KPU akan mengumumkan ke TPS bahwa yang bersangkutan sudah tidak memenuhi syarat sebagai caleg.
Akan tetapi, jika yang bersangkutan tetap mendapat suara pada hari pemilihan, maka perolehan suara akan dikembalikan ke partai.
Sebelumnya, Komisi Pemberantasan Korupsi (KPK) menetapkan anggota Komisi VI DPR, Bowo Sidik, sebagai tersangka. Bowo diduga sudah menerima uang sebanyak enam kali dengan nilai mencapai Rp 221 juta dan 85.130 dollar Amerika Serikat.
Pihak terduga pemberi suap adalah Marketing Manager PT Humpuss Transportasi Kimia (HTK) Asty Winasti.
Uang yang diterima Bowo diduga merupakan penerimaan suap dan gratifikasi sebagai anggota Komisi VI DPR.
Uang itu juga diduga dipersiapkan untuk dibagikan kepada warga atau kerap diistilahkan dengan "serangan fajar" terkait pencalonannya sebagai calon anggota legislatif di Pemilu 2019.

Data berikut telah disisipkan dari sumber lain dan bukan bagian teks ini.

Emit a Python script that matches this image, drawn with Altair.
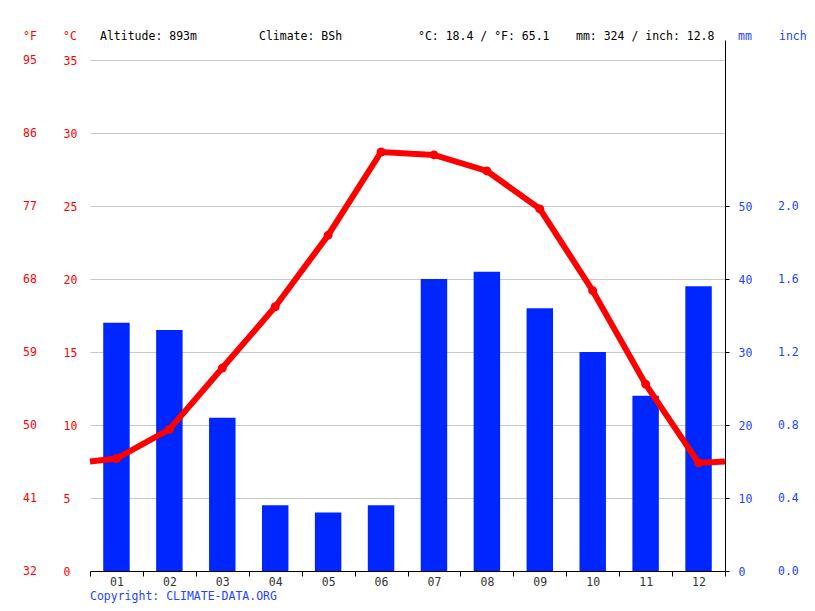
import altair as alt
import pandas as pd

FONT = "DejaVu Sans Mono"
FS = 11.5
RED = "#ff0000"
BLUE = "#0026ff"
LBLUE = "#2244ff"

# ---- data ----
months = ["01", "02", "03", "04", "05", "06", "07", "08", "09", "10", "11", "12"]
precip_mm = [34, 33, 21, 9, 8, 9, 40, 41, 36, 30, 24, 39]
temp_c = [7.7, 9.7, 13.9, 18.1, 23.0, 28.7, 28.5, 27.4, 24.8, 19.2, 12.8, 7.4]
edge_temp_c = [7.5, 7.5]  # line value at left / right plot edges

c_ticks = [0, 5, 10, 15, 20, 25, 30, 35]
f_labels = ["32", "41", "50", "59", "68", "77", "86", "95"]
mm_ticks = [0, 10, 20, 30, 40, 50]
inch_labels = ["0.0", "0.4", "0.8", "1.2", "1.6", "2.0"]

header_texts = ["°F", "°C", "Altitude: 893m", "Climate: BSh",
                "°C: 18.4 / °F: 65.1", "mm: 324 / inch: 12.8", "mm", "inch"]
copyright_text = "Copyright: CLIMATE-DATA.ORG"

# ---- layout / style (not data) ----
W, H = 635, 531
T_MAX = 36.37
MM_MAX = 72.74
header_x = [-67, -27, 10, 169, 328, 486, 648, 689]
header_col = [RED, RED, "#000000", "#000000", "#000000", "#000000", LBLUE, LBLUE]

bars_df = pd.DataFrame({"month": months, "mm": precip_mm})
line_df = pd.DataFrame({
    "pos": [0.0] + [i + 0.5 for i in range(12)] + [12.0],
    "t": [edge_temp_c[0]] + temp_c + [edge_temp_c[1]],
})
pts_df = pd.DataFrame({"pos": [i + 0.5 for i in range(12)], "t": temp_c})
f_df = pd.DataFrame({"c": c_ticks, "f": f_labels})
inch_df = pd.DataFrame({"mm": mm_ticks, "inch": inch_labels})

temp_scale = alt.Scale(domain=[0, T_MAX], nice=False, zero=True)
mm_scale = alt.Scale(domain=[0, MM_MAX], nice=False, zero=True)
pos_scale = alt.Scale(domain=[0, 12], nice=False, zero=False)

bars = alt.Chart(bars_df).mark_bar(color=BLUE, width=alt.RelativeBandSize(0.5)).encode(
    x=alt.X("month:O", sort=months,
            scale=alt.Scale(paddingInner=0, paddingOuter=0),
            axis=alt.Axis(title=None, labelAngle=0, tickBand="extent",
                          domainColor="#000000", tickColor="#000000", tickSize=5,
                          labelColor="#333333", labelPadding=0, grid=False)),
    y=alt.Y("mm:Q", scale=mm_scale,
            axis=alt.Axis(orient="right", title=None, values=mm_ticks, grid=False,
                          domainColor="#000000", tickColor="#000000", tickSize=4,
                          labelPadding=9, labelAlign="left", labelColor=LBLUE,
                          labelOffset=1, labelFlush=False)),
)

line = alt.Chart(line_df).mark_line(color=RED, strokeWidth=6).encode(
    x=alt.X("pos:Q", scale=pos_scale, axis=None),
    y=alt.Y("t:Q", scale=temp_scale,
            axis=alt.Axis(orient="left", title=None, values=c_ticks, grid=True,
                          gridColor="#c8c8c8", gridWidth=1, domain=False, ticks=False,
                          tickSize=0, labelPadding=27, labelAlign="left",
                          labelColor=RED, labelOffset=1, labelFlush=False)),
)

pts = alt.Chart(pts_df).mark_circle(color=RED, size=80, opacity=1).encode(
    x=alt.X("pos:Q", scale=pos_scale, axis=None),
    y=alt.Y("t:Q", scale=temp_scale, axis=None),
)

f_text = alt.Chart(f_df).mark_text(font=FONT, fontSize=FS, color=RED,
                                   align="left", baseline="middle", dy=1).encode(
    x=alt.value(-67),
    y=alt.Y("c:Q", scale=temp_scale, axis=None),
    text="f:N",
)

inch_text = alt.Chart(inch_df).mark_text(font=FONT, fontSize=FS, color=LBLUE,
                                         align="left", baseline="middle", dy=1).encode(
    x=alt.value(688),
    y=alt.Y("mm:Q", scale=mm_scale, axis=None),
    text="inch:N",
)

layers = [bars, line, pts, f_text, inch_text]
for txt, hx, col in zip(header_texts, header_x, header_col):
    layers.append(
        alt.Chart(pd.DataFrame({"s": [txt]})).mark_text(
            font=FONT, fontSize=FS, color=col, align="left", baseline="middle"
        ).encode(x=alt.value(hx), y=alt.value(-3), text="s:N")
    )
layers.append(
    alt.Chart(pd.DataFrame({"s": [copyright_text]})).mark_text(
        font=FONT, fontSize=FS, color=LBLUE, align="left", baseline="middle"
    ).encode(x=alt.value(0), y=alt.value(557), text="s:N")
)

chart = alt.layer(*layers).resolve_scale(
    x="independent", y="independent"
).properties(
    width=W, height=H,
    autosize=alt.AutoSizeParams(type="none"),
    padding={"left": 82, "top": 32, "right": 82, "bottom": 32},
    background="#ffffff",
).configure_view(stroke=None).configure_axis(
    labelFont=FONT, labelFontSize=FS
)

chart.save("out.html", embed_options={"renderer": "svg", "actions": False})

Atas perbuatannya, Bowo disangka melanggar Pasal 12 Huruf a atau Huruf b atau Pasal 11 dan atau Pasal 12B Undang-Undang Nomor 31 Tahun 1999 sebagaimana diubah menjadi UU Nomor 20 Tahun 2001 tentang Pemberantasan Tindak Pidana Korupsi jo Pasal 55 Ayat (1) jo Pasal 64 Ayat (1) KUHP.